* WRITTEN REQUEST
Will you output all of the data below exactly, omitting the images?

* MATERIAL PROVIDED
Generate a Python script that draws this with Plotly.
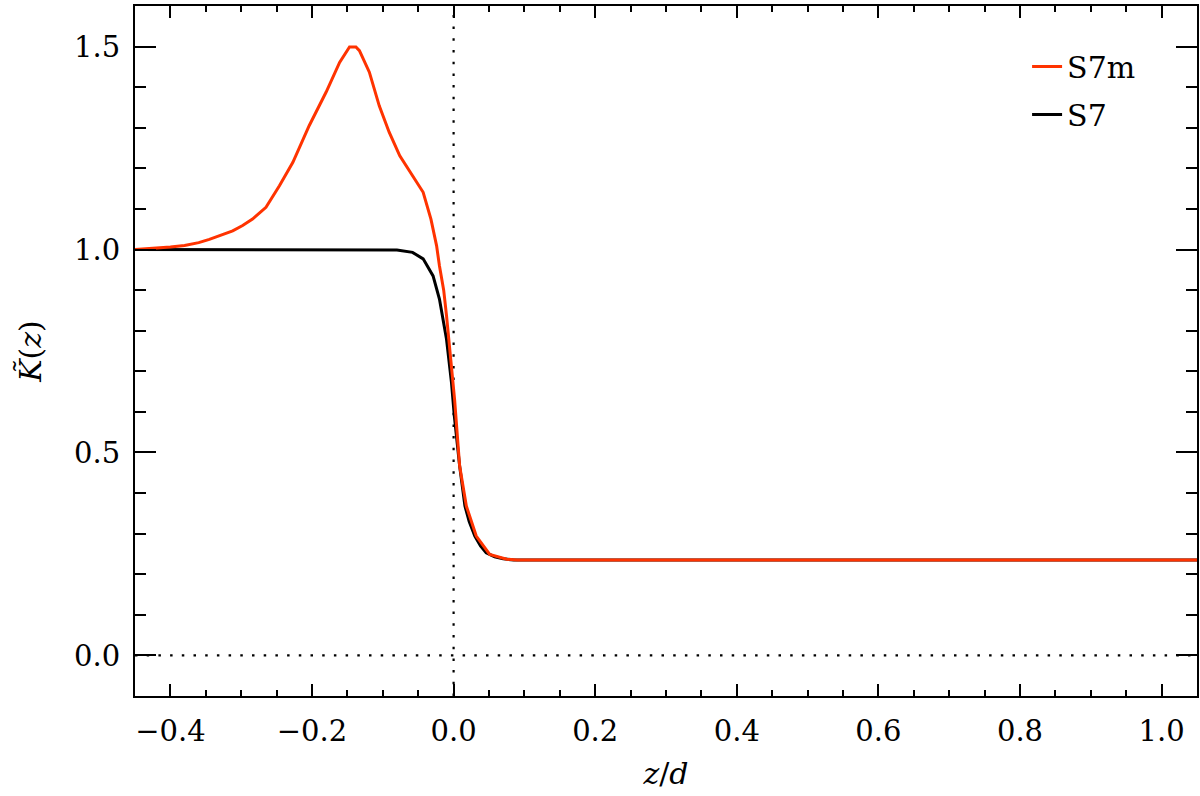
import plotly.graph_objects as go

# S7m (red) profile
s7m_x = [-0.45, -0.42, -0.40, -0.38, -0.36, -0.345, -0.33, -0.312, -0.298, -0.284, -0.265,
         -0.246, -0.227, -0.204, -0.180, -0.161, -0.147, -0.138, -0.133, -0.123, -0.119,
         -0.105, -0.091, -0.076, -0.058, -0.043, -0.032, -0.024, -0.020, -0.014, -0.010,
         -0.003, 0.0014, 0.0085, 0.018, 0.032, 0.051, 0.075, 0.09, 0.2, 0.4, 0.6, 0.8, 1.05]
s7m_y = [1.000, 1.003, 1.006, 1.010, 1.017, 1.025, 1.034, 1.046, 1.059, 1.075, 1.104,
         1.157, 1.215, 1.305, 1.388, 1.461, 1.499, 1.499, 1.490, 1.453, 1.437,
         1.354, 1.289, 1.231, 1.182, 1.141, 1.075, 1.009, 0.960, 0.900, 0.837,
         0.713, 0.631, 0.467, 0.368, 0.294, 0.249, 0.237, 0.235, 0.235, 0.235, 0.235, 0.235, 0.235]

# S7 (black) profile
s7_x = [-0.45, -0.30, -0.20, -0.10, -0.08, -0.058, -0.043, -0.029, -0.020, -0.010,
        -0.003, 0.001, 0.0085, 0.016, 0.022, 0.030, 0.038, 0.046, 0.058, 0.070, 0.085,
        0.2, 0.4, 0.6, 0.8, 1.05]
s7_y = [1.000, 1.000, 1.000, 1.000, 0.999, 0.993, 0.977, 0.935, 0.878, 0.779,
        0.672, 0.590, 0.467, 0.368, 0.330, 0.294, 0.270, 0.253, 0.243, 0.238, 0.235,
        0.235, 0.235, 0.235, 0.235, 0.235]

x_range = [-0.45, 1.05]
y_range = [-0.1, 1.6]

FONT = "DejaVu Serif"

fig = go.Figure()
fig.add_trace(go.Scatter(x=s7_x, y=s7_y, mode="lines", name="S7", legendrank=2,
                         legendgroup="b", line=dict(color="black", width=3)))
fig.add_trace(go.Scatter(x=s7m_x, y=s7m_y, mode="lines", name="S7m", legendrank=1,
                         legendgroup="a", line=dict(color="#ff3300", width=3)))

dot = "2.5px,9.2px"
fig.add_shape(type="line", xref="x", yref="paper", x0=0, x1=0, y0=0, y1=1,
              line=dict(color="black", width=2.2, dash=dot), layer="below")
fig.add_shape(type="line", xref="paper", yref="y", x0=0, x1=1, y0=0, y1=0,
              line=dict(color="black", width=2.2, dash=dot), layer="below")

axis_common = dict(showline=True, linecolor="black", linewidth=2, mirror="allticks",
                   ticks="inside", tickcolor="black", tickwidth=2, showgrid=False,
                   zeroline=False, automargin=False,
                   tickfont=dict(family=FONT, size=29, color="black"))

fig.update_xaxes(range=x_range, dtick=0.2, tick0=0, ticklen=12,
                 tickformat=".1f", ticklabelstandoff=8,
                 minor=dict(dtick=0.05, ticklen=6, ticks="inside", tickcolor="black",
                            tickwidth=2, showgrid=False),
                 title=dict(text="<i>z</i>/<i>d</i>", font=dict(family=FONT, size=30, color="black"),
                            standoff=16),
                 **axis_common)
fig.update_yaxes(range=y_range, dtick=0.5, tick0=0, ticklen=21,
                 tickformat=".1f", ticklabelstandoff=7,
                 minor=dict(dtick=0.1, ticklen=11, ticks="inside", tickcolor="black",
                            tickwidth=2, showgrid=False),
                 title=dict(text="<i>K̃</i>(<i>z</i>)", font=dict(family=FONT, size=30, color="black"),
                            standoff=24),
                 **axis_common)

fig.update_layout(
    width=1200, height=796,
    margin=dict(l=135, r=3, t=6, b=100),
    plot_bgcolor="white", paper_bgcolor="white",
    font=dict(family=FONT, size=29, color="black"),
    legend=dict(x=0.84, y=0.95, xanchor="left", yanchor="top",
                traceorder="grouped", tracegroupgap=6,
                bgcolor="rgba(0,0,0,0)", font=dict(family=FONT, size=30, color="black")),
)

fig.write_html("out.html", config={"displayModeBar": False},
               post_script="document.body.style.margin='0px';document.body.style.overflow='hidden';")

* REPLY
Generate a Python script that draws this with Plotly.
import plotly.graph_objects as go

# S7m (red) profile
s7m_x = [-0.45, -0.42, -0.40, -0.38, -0.36, -0.345, -0.33, -0.312, -0.298, -0.284, -0.265,
         -0.246, -0.227, -0.204, -0.180, -0.161, -0.147, -0.138, -0.133, -0.123, -0.119,
         -0.105, -0.091, -0.076, -0.058, -0.043, -0.032, -0.024, -0.020, -0.014, -0.010,
         -0.003, 0.0014, 0.0085, 0.018, 0.032, 0.051, 0.075, 0.09, 0.2, 0.4, 0.6, 0.8, 1.05]
s7m_y = [1.000, 1.003, 1.006, 1.010, 1.017, 1.025, 1.034, 1.046, 1.059, 1.075, 1.104,
         1.157, 1.215, 1.305, 1.388, 1.461, 1.499, 1.499, 1.490, 1.453, 1.437,
         1.354, 1.289, 1.231, 1.182, 1.141, 1.075, 1.009, 0.960, 0.900, 0.837,
         0.713, 0.631, 0.467, 0.368, 0.294, 0.249, 0.237, 0.235, 0.235, 0.235, 0.235, 0.235, 0.235]

# S7 (black) profile
s7_x = [-0.45, -0.30, -0.20, -0.10, -0.08, -0.058, -0.043, -0.029, -0.020, -0.010,
        -0.003, 0.001, 0.0085, 0.016, 0.022, 0.030, 0.038, 0.046, 0.058, 0.070, 0.085,
        0.2, 0.4, 0.6, 0.8, 1.05]
s7_y = [1.000, 1.000, 1.000, 1.000, 0.999, 0.993, 0.977, 0.935, 0.878, 0.779,
        0.672, 0.590, 0.467, 0.368, 0.330, 0.294, 0.270, 0.253, 0.243, 0.238, 0.235,
        0.235, 0.235, 0.235, 0.235, 0.235]

x_range = [-0.45, 1.05]
y_range = [-0.1, 1.6]

FONT = "DejaVu Serif"

fig = go.Figure()
fig.add_trace(go.Scatter(x=s7_x, y=s7_y, mode="lines", name="S7", legendrank=2,
                         legendgroup="b", line=dict(color="black", width=3)))
fig.add_trace(go.Scatter(x=s7m_x, y=s7m_y, mode="lines", name="S7m", legendrank=1,
                         legendgroup="a", line=dict(color="#ff3300", width=3)))

dot = "2.5px,9.2px"
fig.add_shape(type="line", xref="x", yref="paper", x0=0, x1=0, y0=0, y1=1,
              line=dict(color="black", width=2.2, dash=dot), layer="below")
fig.add_shape(type="line", xref="paper", yref="y", x0=0, x1=1, y0=0, y1=0,
              line=dict(color="black", width=2.2, dash=dot), layer="below")

axis_common = dict(showline=True, linecolor="black", linewidth=2, mirror="allticks",
                   ticks="inside", tickcolor="black", tickwidth=2, showgrid=False,
                   zeroline=False, automargin=False,
                   tickfont=dict(family=FONT, size=29, color="black"))

fig.update_xaxes(range=x_range, dtick=0.2, tick0=0, ticklen=12,
                 tickformat=".1f", ticklabelstandoff=8,
                 minor=dict(dtick=0.05, ticklen=6, ticks="inside", tickcolor="black",
                            tickwidth=2, showgrid=False),
                 title=dict(text="<i>z</i>/<i>d</i>", font=dict(family=FONT, size=30, color="black"),
                            standoff=16),
                 **axis_common)
fig.update_yaxes(range=y_range, dtick=0.5, tick0=0, ticklen=21,
                 tickformat=".1f", ticklabelstandoff=7,
                 minor=dict(dtick=0.1, ticklen=11, ticks="inside", tickcolor="black",
                            tickwidth=2, showgrid=False),
                 title=dict(text="<i>K̃</i>(<i>z</i>)", font=dict(family=FONT, size=30, color="black"),
                            standoff=24),
                 **axis_common)

fig.update_layout(
    width=1200, height=796,
    margin=dict(l=135, r=3, t=6, b=100),
    plot_bgcolor="white", paper_bgcolor="white",
    font=dict(family=FONT, size=29, color="black"),
    legend=dict(x=0.84, y=0.95, xanchor="left", yanchor="top",
                traceorder="grouped", tracegroupgap=6,
                bgcolor="rgba(0,0,0,0)", font=dict(family=FONT, size=30, color="black")),
)

fig.write_html("out.html", config={"displayModeBar": False},
               post_script="document.body.style.margin='0px';document.body.style.overflow='hidden';")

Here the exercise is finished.